BP - and the Silver-Lining Call of Humility
If there is a silver lining in BP oil rig disaster—and we think there is, and it is growing—it is that the quality of humility is a great mind-clearer about a lot of things, as well as a sort of invitation to reconsider our faith and the place of God in the nation’s discourse. As more and more accept the invitation, much good can come out of it.
First, it’s just astounding to watch the utter shallowness and vacuity of a PR-managed White House engaging in all manner of ‘positioning’ gymnastics so as to stay on whatever side the latest focus group tells them they need to be on. Boot on the neck of BP, ass-kicking, criminal investigations, escrow accounts—all of this is now so openly exposed as empty theatrics.
At the most elementary level of common sense, it should be clear that no one wants the gusher to keep gushing. And no one wants the gusher stopped more than BP. They are experiencing a financial and public relations disaster they probably wouldn’t wish on their worst enemy, much less on themselves. They have hundreds and probably thousands of employees working around the clock on every solution they can think of to stop the leak and mitigate the damage from what has already been lost into the Gulf of Mexico. To jump on them as if they are callous criminals or laggards in need of an ass-kicking smacks of an arrogant out-of-touchness that is disgusting.
But then ought to come the humility that comes from recognizing that despite these round-the-clock efforts, despite expert panels, despite Obama’s weirdly repetitive reminders that he has a ‘Nobel-prize winning physicist’ as the head of the Department of Energy, despite ‘all the king’s horses, and all the king’s men’ brought to bear on the problem—men and women are nearly two months into this and still can’t get it stopped.
Maybe this scenario is prompting a widespread, renewed consideration of the basic question: just who or what is in charge of this earth?
No, we’re not going to embark on some Ted Turner-type theory that God is telling us not to drill offshore for oil. We don’t think the point regarding faith has anything to do with any suggestion that God caused the gusher or will cause it to stop. The point, instead, is that we as humans are not nearly so wise and powerful and in control as we think we are, but that we will find things coming under control much sooner and on much better terms when we are realigned with the Biblical principle that “it is he that hath made us, and not we ourselves.”
The founders of America knew who the Creator was and is, and on more than one occasion in the nation’s growth, its leaders have bowed before that Creator to seek guidance and wisdom in human affairs. And America’s history has shown that this kind of humility tends to bring solutions into view, whether in matters of war or in coping with natural disasters.
We don’t see any such humility in Obama or anywhere in his radical leftist regime; we see nothing but relentless political power calculations and PR tactics designed to achieve them. It’s not surprising that we also see the result: total futility and ineptitude.

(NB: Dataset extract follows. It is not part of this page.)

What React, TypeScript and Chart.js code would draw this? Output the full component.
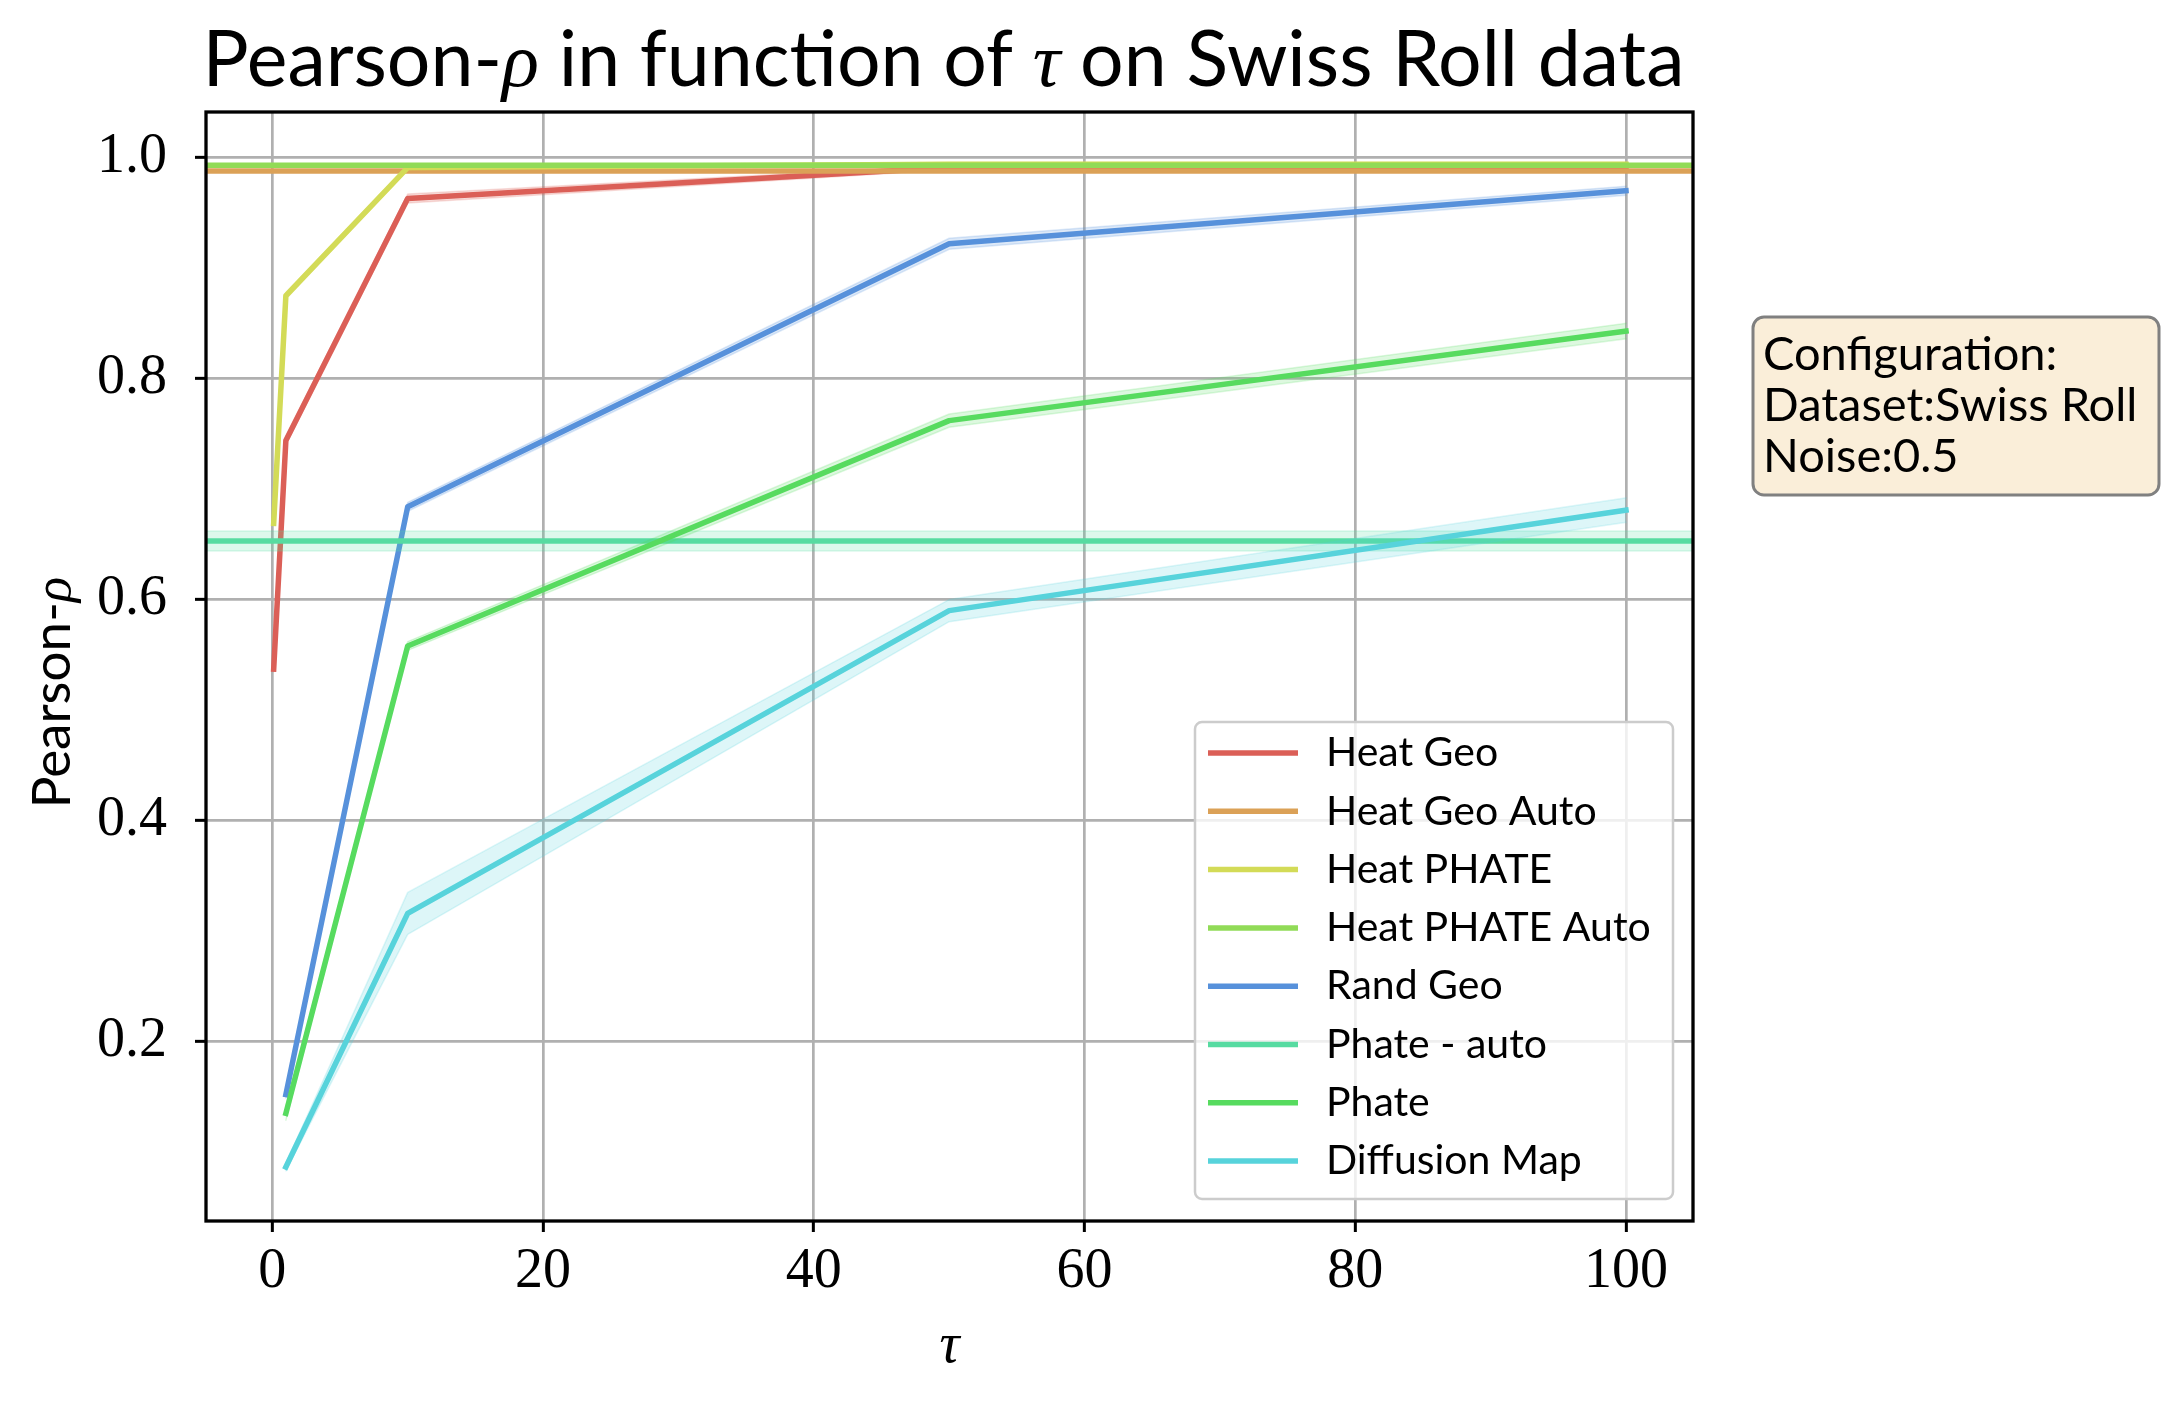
import { useEffect, useRef } from "react";
import { Chart, registerables } from "chart.js";

Chart.register(...registerables);

// tau values and axis ticks
const tau = [0.1, 1, 10, 50, 100];
const xTicks = [0, 20, 40, 60, 80, 100];
const yTicks = [0.2, 0.4, 0.6, 0.8, 1.0];

const methodNames = [
  "Heat Geo",
  "Heat Geo Auto",
  "Heat PHATE",
  "Heat PHATE Auto",
  "Rand Geo",
  "Phate - auto",
  "Phate",
  "Diffusion Map",
];
const methodColors = [
  "#db5f57",
  "#dba157",
  "#d3db57",
  "#91db57",
  "#5791db",
  "#57dba1",
  "#57db5f",
  "#57d3db",
];

// mean / std per tau (null = not run at that tau)
const heatGeoMean = [0.537, 0.744, 0.963, 0.991, 0.991];
const heatGeoStd = [0.002, 0.004, 0.004, 0.002, 0.002];
const heatPhateMean = [0.669, 0.875, 0.991, 0.994, 0.994];
const heatPhateStd = [0.002, 0.003, 0.002, 0.0015, 0.0015];
const randGeoMean = [null, 0.152, 0.684, 0.922, 0.97];
const randGeoStd = [null, 0.003, 0.004, 0.005, 0.004];
const phateMean = [null, 0.135, 0.558, 0.762, 0.843];
const phateStd = [null, 0.006, 0.004, 0.006, 0.007];
const diffMapMean = [null, 0.0865, 0.316, 0.59, 0.681];
const diffMapStd = [null, 0.0033, 0.019, 0.01, 0.011];

// methods that do not depend on tau
const heatGeoAuto = 0.988;
const heatPhateAuto = 0.993;
const phateAutoMean = 0.653;
const phateAutoStd = 0.009;

const configLines = ["Configuration:", "Dataset:Swiss Roll", "Noise:0.5"];

// axis limits (matplotlib auto margins)
const X_MIN = -4.9;
const X_MAX = 104.95;
const Y_MIN = 0.0376;
const Y_MAX = 1.0413;

const SANS = "Lato";
const SERIF = "'Liberation Serif'";

function rgba(hex: string, a: number) {
  const n = parseInt(hex.slice(1), 16);
  return `rgba(${(n >> 16) & 255}, ${(n >> 8) & 255}, ${n & 255}, ${a})`;
}

function pts(xs: number[], ys: (number | null)[]) {
  return xs
    .map((x, i) => ({ x, y: ys[i] }))
    .filter((p) => p.y !== null) as { x: number; y: number }[];
}

// line + shaded band, like plt.plot + fill_between
function withBand(
  color: string,
  xs: number[],
  mean: (number | null)[],
  std: (number | null)[]
) {
  const upper = mean.map((m, i) => (m === null ? null : m + (std[i] ?? 0)));
  const lower = mean.map((m, i) => (m === null ? null : m - (std[i] ?? 0)));
  return [
    {
      data: pts(xs, upper),
      borderColor: rgba(color, 0.2),
      borderWidth: 1.5,
      fill: false,
    },
    {
      data: pts(xs, lower),
      borderColor: rgba(color, 0.2),
      borderWidth: 1.5,
      backgroundColor: rgba(color, 0.2),
      fill: "-1",
    },
    {
      data: pts(xs, mean),
      borderColor: color,
      borderWidth: 5.5,
      fill: false,
    },
  ];
}

function flatLine(color: string, v: number) {
  return {
    data: [
      { x: X_MIN, y: v },
      { x: X_MAX, y: v },
    ],
    borderColor: color,
    borderWidth: 5.5,
    fill: false,
  };
}

type Part = { text: string; font: string };

function drawParts(
  ctx: CanvasRenderingContext2D,
  parts: Part[],
  x: number,
  y: number
) {
  const widths = parts.map((p) => {
    ctx.font = p.font;
    return ctx.measureText(p.text).width;
  });
  let cx = x - widths.reduce((a, b) => a + b, 0) / 2;
  parts.forEach((p, i) => {
    ctx.font = p.font;
    ctx.fillText(p.text, cx, y);
    cx += widths[i];
  });
}

const decorPlugin = {
  id: "decor",
  afterDatasetsDraw(chart: Chart) {
    const { ctx, chartArea: a } = chart;
    ctx.save();
    ctx.strokeStyle = "#000";
    ctx.lineWidth = 3.3;
    ctx.strokeRect(a.left, a.top, a.right - a.left, a.bottom - a.top);
    ctx.restore();
  },
  afterDraw(chart: Chart) {
    const { ctx, chartArea: a } = chart;
    const cx = (a.left + a.right) / 2;
    const cy = (a.top + a.bottom) / 2;
    ctx.save();
    ctx.fillStyle = "#000";
    ctx.textBaseline = "alphabetic";

    // title
    drawParts(
      ctx,
      [
        { text: "Pearson-", font: `77px ${SANS}` },
        { text: "ρ", font: `italic 77px ${SERIF}` },
        { text: " in function of ", font: `77px ${SANS}` },
        { text: "τ", font: `italic 77px ${SERIF}` },
        { text: " on Swiss Roll data", font: `77px ${SANS}` },
      ],
      cx - 6,
      86
    );

    // x label
    drawParts(ctx, [{ text: "τ", font: `italic 56px ${SERIF}` }], cx, 1362);

    // y label
    ctx.save();
    ctx.translate(70, cy + 26);
    ctx.rotate(-Math.PI / 2);
    drawParts(
      ctx,
      [
        { text: "Pearson-", font: `53px ${SANS}` },
        { text: "ρ", font: `italic 53px ${SERIF}` },
      ],
      0,
      0
    );
    ctx.restore();

    // legend
    const lx = 1195;
    const ly = 722;
    ctx.beginPath();
    ctx.roundRect(lx, ly, 478, 477, 7);
    ctx.fillStyle = "rgba(255,255,255,0.8)";
    ctx.fill();
    ctx.strokeStyle = "#cccccc";
    ctx.lineWidth = 2.5;
    ctx.stroke();
    ctx.textBaseline = "middle";
    ctx.font = `41px ${SANS}`;
    methodNames.forEach((name, i) => {
      const y = 753 + i * 58.3;
      ctx.strokeStyle = methodColors[i];
      ctx.lineWidth = 5.5;
      ctx.beginPath();
      ctx.moveTo(lx + 13, y);
      ctx.lineTo(lx + 103, y);
      ctx.stroke();
      ctx.fillStyle = "#000";
      ctx.fillText(name, lx + 131, y);
    });

    // configuration box
    ctx.beginPath();
    ctx.roundRect(1753, 317, 406, 178, 11);
    ctx.fillStyle = "rgba(245,222,179,0.5)";
    ctx.fill();
    ctx.strokeStyle = "#808080";
    ctx.lineWidth = 3;
    ctx.stroke();
    ctx.fillStyle = "#000";
    ctx.textBaseline = "alphabetic";
    ctx.font = `47px ${SANS}`;
    configLines.forEach((t, i) => ctx.fillText(t, 1763, 370 + i * 51));

    ctx.restore();
  },
};

export default function App() {
  const canvasRef = useRef<HTMLCanvasElement>(null);
  const chartRef = useRef<Chart | null>(null);

  useEffect(() => {
    if (!canvasRef.current) return;
    const datasets = [
      ...withBand(methodColors[0], tau, heatGeoMean, heatGeoStd),
      flatLine(methodColors[1], heatGeoAuto),
      ...withBand(methodColors[2], tau, heatPhateMean, heatPhateStd),
      flatLine(methodColors[3], heatPhateAuto),
      ...withBand(methodColors[4], tau, randGeoMean, randGeoStd),
      ...withBand(
        methodColors[5],
        [X_MIN, X_MAX],
        [phateAutoMean, phateAutoMean],
        [phateAutoStd, phateAutoStd]
      ),
      ...withBand(methodColors[6], tau, phateMean, phateStd),
      ...withBand(methodColors[7], tau, diffMapMean, diffMapStd),
    ].map((d, i) => ({
      ...d,
      order: -i, // later series on top, like matplotlib
      pointRadius: 0,
      tension: 0,
      borderCapStyle: "square" as const,
      borderJoinStyle: "round" as const,
    }));

    chartRef.current?.destroy();
    chartRef.current = new Chart(canvasRef.current, {
      type: "line",
      data: { datasets },
      options: {
        animation: false,
        responsive: true,
        maintainAspectRatio: false,
        layout: { padding: { left: 56, right: 480, top: 112, bottom: 64 } },
        plugins: {
          legend: { display: false },
          tooltip: { enabled: false },
          title: { display: false },
        },
        scales: {
          x: {
            type: "linear",
            min: X_MIN,
            max: X_MAX,
            afterBuildTicks: (s) => {
              s.ticks = xTicks.map((v) => ({ value: v }));
            },
            afterFit: (s) => {
              s.height = 120;
            },
            ticks: {
              color: "#000",
              font: { family: SERIF, size: 56 },
              padding: 7,
              maxRotation: 0,
              callback: (v) => String(v),
            },
            grid: {
              color: "#b0b0b0",
              lineWidth: 2.7,
              tickColor: "#000",
              tickLength: 11,
              tickWidth: 3,
            },
            border: { display: false },
          },
          y: {
            type: "linear",
            min: Y_MIN,
            max: Y_MAX,
            afterBuildTicks: (s) => {
              s.ticks = yTicks.map((v) => ({ value: v }));
            },
            afterFit: (s) => {
              s.width = 150;
            },
            ticks: {
              color: "#000",
              font: { family: SERIF, size: 56 },
              padding: 28,
              callback: (v) => Number(v).toFixed(1),
            },
            grid: {
              color: "#b0b0b0",
              lineWidth: 2.7,
              tickColor: "#000",
              tickLength: 11,
              tickWidth: 3,
            },
            border: { display: false },
          },
        },
      },
      plugins: [decorPlugin],
    });

    return () => {
      chartRef.current?.destroy();
      chartRef.current = null;
    };
  }, []);

  return (
    <div
      style={{
        position: "absolute",
        left: 0,
        top: 0,
        width: 2173,
        height: 1405,
        background: "#fff",
      }}
    >
      <canvas ref={canvasRef}></canvas>
    </div>
  );
}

Among the many adjustments preparing the American psyche to finally eject Obama from the Presidency, the BP oil rig disaster may do more than a million blog entries and any grandiose Republican political strategy. It’s serving, day after day after day, as a naked exposure of an arrogant and utterly godless administration—which is completely out of step with and opposite to the character of the American people. It’s making the conclusion clearer and clearer:
Obama must go.
Again, all that’s needed is a reasonably prominent leader or pundit to STOP the ritual incantation that Obama is inevitably the president for a full four year term. He can be out much sooner if the American people demand it. And they want to demand it; they’ve just been frozen so far by the perpetually reinforced concept that the orderly democratic process requires that he stay in office. The freeze can yield to the heat—the heat that is rising every day from the realization that this guy was and is a complete fraud, the most egregious, unqualified shyster ever to pose his way into political office. Resignation is the remedy.